◆ PROMPT
Output the lines exactly, from the one where "Output the Python" appears through the one where "W, H = 1158, 433" appears. Images are left out.
□ □ □ □ □
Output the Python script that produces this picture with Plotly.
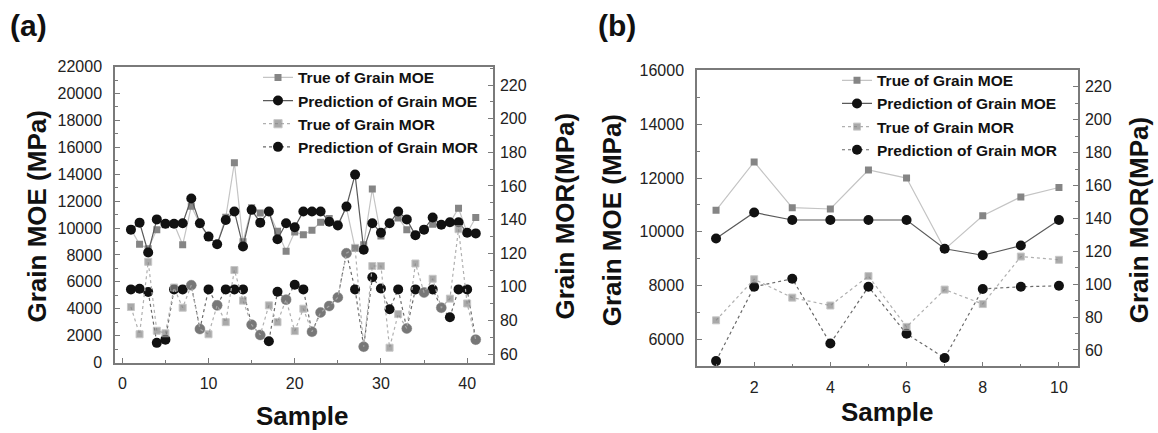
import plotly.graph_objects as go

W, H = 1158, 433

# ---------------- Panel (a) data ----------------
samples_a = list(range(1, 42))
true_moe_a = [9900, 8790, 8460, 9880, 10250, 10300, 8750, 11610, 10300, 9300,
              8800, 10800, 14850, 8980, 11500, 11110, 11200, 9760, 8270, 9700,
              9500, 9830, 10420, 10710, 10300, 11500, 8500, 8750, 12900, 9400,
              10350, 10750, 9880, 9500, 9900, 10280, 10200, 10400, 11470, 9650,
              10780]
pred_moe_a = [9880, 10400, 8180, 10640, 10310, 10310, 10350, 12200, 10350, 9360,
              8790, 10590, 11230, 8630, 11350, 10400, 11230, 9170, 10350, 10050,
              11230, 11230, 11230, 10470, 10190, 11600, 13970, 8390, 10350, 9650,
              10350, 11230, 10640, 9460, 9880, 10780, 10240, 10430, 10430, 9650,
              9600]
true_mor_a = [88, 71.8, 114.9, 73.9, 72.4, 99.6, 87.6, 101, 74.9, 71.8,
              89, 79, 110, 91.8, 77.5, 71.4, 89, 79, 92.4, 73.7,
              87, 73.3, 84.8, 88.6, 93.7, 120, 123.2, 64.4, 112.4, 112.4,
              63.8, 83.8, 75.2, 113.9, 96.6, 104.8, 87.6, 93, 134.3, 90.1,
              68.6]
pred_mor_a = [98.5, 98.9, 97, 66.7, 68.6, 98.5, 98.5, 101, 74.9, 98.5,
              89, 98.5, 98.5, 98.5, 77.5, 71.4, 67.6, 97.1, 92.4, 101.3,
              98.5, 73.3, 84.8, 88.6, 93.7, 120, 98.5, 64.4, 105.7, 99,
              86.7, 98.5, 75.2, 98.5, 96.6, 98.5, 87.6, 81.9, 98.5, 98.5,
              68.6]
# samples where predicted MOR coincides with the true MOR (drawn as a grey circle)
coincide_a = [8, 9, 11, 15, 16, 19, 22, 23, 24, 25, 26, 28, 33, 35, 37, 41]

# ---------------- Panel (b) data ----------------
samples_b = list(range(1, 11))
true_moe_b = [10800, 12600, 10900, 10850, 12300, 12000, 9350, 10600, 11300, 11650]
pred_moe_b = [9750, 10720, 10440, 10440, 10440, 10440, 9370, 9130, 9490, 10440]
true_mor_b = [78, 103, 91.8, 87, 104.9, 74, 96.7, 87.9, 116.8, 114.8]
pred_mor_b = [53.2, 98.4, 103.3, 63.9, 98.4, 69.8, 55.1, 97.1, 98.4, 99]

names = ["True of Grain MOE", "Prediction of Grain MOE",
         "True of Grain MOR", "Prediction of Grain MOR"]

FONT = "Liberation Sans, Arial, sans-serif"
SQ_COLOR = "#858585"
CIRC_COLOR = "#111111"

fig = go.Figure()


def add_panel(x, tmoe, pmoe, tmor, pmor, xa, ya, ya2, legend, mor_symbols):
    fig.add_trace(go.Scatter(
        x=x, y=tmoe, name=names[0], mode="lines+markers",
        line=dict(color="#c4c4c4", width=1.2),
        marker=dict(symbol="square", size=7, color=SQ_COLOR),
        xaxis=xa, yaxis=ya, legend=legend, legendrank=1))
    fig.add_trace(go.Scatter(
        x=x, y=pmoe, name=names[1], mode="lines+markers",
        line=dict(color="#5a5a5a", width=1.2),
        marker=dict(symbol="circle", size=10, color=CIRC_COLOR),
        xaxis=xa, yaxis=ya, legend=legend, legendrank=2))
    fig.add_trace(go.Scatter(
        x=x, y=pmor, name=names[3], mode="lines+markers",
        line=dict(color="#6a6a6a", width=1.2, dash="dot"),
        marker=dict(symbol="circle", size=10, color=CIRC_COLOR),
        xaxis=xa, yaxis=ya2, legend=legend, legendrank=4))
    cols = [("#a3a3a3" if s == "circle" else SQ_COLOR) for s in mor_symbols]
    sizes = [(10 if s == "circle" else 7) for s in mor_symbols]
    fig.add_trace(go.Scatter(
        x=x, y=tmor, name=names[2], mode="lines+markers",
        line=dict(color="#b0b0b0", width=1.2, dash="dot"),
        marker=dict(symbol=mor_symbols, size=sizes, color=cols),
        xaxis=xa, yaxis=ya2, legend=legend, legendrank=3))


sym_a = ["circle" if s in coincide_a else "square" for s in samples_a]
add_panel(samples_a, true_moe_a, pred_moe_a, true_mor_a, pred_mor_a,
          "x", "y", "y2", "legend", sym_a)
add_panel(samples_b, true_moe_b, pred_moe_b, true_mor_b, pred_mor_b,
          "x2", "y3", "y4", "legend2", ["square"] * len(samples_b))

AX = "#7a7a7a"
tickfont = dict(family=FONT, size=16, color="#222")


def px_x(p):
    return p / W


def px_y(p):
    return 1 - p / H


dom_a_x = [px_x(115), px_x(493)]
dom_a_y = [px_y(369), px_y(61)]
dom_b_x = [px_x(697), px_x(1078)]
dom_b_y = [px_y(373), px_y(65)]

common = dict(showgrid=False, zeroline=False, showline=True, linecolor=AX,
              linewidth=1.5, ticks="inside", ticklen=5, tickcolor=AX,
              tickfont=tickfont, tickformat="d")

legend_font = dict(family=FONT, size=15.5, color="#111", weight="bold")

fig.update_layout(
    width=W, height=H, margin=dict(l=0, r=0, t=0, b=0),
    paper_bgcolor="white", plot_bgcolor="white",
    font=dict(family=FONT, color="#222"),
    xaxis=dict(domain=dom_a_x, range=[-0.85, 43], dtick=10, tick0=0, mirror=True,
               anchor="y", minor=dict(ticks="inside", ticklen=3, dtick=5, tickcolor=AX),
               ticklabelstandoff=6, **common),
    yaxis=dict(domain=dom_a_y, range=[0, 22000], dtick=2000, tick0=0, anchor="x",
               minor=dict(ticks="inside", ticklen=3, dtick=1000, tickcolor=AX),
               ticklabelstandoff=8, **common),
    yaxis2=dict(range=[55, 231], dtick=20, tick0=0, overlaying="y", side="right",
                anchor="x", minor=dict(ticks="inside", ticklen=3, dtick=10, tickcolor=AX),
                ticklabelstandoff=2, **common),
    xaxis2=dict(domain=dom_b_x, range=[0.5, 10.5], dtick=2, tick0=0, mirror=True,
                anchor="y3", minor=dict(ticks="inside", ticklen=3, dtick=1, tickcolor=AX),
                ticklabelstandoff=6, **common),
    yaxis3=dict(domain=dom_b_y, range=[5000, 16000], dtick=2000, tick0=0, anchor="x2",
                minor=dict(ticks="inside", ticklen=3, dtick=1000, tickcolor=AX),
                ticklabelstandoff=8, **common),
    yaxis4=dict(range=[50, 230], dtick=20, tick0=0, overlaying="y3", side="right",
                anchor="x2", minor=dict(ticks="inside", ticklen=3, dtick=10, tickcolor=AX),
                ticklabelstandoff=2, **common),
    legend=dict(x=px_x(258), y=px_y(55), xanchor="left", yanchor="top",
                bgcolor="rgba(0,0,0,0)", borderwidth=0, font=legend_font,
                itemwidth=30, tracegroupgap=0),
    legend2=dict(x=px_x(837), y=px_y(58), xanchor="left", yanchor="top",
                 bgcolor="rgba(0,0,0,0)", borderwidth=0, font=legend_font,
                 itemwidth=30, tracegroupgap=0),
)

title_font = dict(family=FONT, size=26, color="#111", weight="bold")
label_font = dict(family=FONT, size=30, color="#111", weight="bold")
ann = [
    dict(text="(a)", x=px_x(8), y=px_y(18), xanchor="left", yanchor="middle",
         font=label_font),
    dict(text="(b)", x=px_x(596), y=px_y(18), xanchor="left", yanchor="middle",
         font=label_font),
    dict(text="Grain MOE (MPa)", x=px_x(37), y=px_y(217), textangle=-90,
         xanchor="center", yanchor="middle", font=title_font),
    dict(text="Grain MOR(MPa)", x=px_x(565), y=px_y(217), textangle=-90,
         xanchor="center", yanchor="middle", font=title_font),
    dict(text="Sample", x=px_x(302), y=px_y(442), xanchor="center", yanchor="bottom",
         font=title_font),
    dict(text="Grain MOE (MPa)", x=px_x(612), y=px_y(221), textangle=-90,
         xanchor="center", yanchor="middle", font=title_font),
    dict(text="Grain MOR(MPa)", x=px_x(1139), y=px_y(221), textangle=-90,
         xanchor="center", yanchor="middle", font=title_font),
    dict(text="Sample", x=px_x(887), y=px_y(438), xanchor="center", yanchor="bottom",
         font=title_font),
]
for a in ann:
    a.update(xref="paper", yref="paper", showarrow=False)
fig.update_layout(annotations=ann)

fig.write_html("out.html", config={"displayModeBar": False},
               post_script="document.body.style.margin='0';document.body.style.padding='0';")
□ □ □ □ □
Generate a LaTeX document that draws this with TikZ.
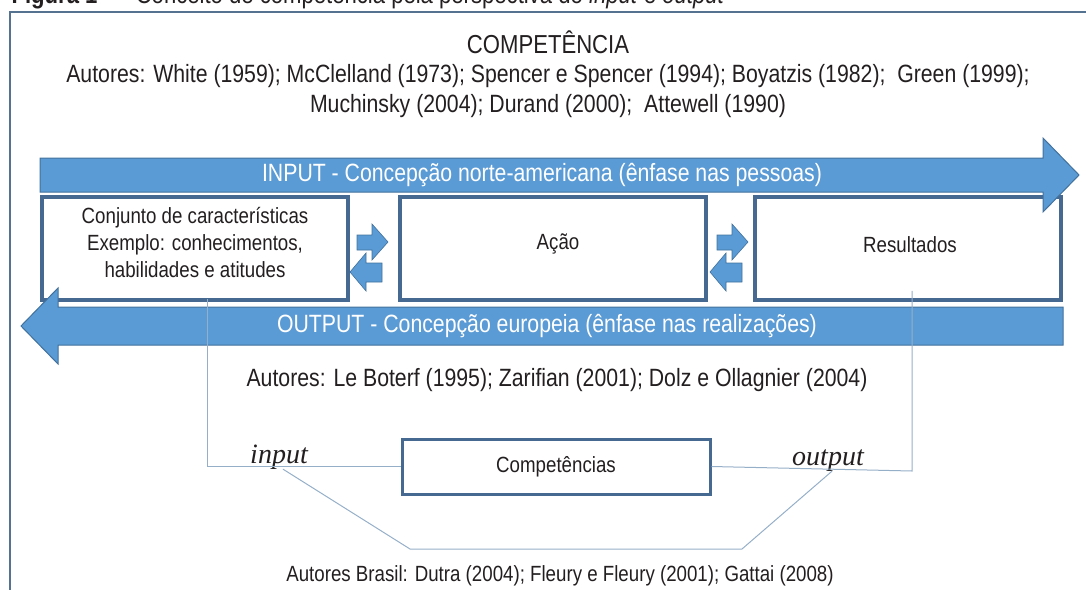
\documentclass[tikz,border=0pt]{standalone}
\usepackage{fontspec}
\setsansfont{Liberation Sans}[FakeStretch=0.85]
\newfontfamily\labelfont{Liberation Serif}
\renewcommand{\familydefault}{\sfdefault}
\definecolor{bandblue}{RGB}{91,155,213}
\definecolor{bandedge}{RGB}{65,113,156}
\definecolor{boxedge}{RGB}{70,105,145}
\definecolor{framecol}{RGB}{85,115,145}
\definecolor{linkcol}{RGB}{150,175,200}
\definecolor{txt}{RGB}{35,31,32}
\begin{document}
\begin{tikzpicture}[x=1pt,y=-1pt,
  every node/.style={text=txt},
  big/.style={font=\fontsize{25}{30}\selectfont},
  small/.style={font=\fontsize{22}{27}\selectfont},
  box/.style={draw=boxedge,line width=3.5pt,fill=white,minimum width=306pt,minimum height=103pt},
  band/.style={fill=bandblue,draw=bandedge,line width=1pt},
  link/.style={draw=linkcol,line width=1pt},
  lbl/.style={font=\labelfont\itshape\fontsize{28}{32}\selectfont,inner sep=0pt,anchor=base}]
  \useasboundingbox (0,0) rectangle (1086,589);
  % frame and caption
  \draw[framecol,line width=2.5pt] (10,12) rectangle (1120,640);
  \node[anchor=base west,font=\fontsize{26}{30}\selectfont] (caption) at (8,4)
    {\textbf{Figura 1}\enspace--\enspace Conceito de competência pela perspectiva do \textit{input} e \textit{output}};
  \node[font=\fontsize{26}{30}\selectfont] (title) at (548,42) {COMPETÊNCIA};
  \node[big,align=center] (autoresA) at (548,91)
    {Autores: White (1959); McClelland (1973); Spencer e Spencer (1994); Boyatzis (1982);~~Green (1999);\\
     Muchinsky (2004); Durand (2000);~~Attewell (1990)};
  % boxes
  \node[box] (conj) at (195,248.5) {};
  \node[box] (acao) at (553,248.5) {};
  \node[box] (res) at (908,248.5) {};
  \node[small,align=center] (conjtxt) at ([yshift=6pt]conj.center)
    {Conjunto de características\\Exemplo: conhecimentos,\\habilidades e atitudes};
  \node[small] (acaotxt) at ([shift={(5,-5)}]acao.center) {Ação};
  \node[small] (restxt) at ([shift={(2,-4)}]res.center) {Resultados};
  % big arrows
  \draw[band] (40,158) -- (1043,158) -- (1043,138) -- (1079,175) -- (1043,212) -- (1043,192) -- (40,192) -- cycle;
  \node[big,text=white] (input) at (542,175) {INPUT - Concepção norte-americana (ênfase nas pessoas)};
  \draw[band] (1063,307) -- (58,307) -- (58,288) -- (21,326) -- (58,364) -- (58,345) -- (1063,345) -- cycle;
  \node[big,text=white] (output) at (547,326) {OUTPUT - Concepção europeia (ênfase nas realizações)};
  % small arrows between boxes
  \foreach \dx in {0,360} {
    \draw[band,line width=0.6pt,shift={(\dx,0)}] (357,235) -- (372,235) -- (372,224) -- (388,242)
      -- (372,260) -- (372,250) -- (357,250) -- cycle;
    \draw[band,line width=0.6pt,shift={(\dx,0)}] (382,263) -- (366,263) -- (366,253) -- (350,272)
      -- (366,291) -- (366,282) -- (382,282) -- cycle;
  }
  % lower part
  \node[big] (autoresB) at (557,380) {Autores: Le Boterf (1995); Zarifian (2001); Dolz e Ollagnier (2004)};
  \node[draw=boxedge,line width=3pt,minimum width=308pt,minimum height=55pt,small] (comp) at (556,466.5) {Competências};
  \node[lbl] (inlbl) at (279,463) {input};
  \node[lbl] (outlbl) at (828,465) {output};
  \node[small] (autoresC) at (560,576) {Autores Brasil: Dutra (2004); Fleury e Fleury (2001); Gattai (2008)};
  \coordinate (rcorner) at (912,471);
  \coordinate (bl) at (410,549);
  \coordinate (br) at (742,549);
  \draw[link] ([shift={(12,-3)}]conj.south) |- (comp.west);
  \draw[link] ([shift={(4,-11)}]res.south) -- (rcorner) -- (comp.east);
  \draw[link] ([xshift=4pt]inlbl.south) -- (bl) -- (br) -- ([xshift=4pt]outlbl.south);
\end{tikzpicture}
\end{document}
□ □ □ □ □
◆ FULL SOLUTION
Output the Python script that produces this picture with Plotly.
import plotly.graph_objects as go

W, H = 1158, 433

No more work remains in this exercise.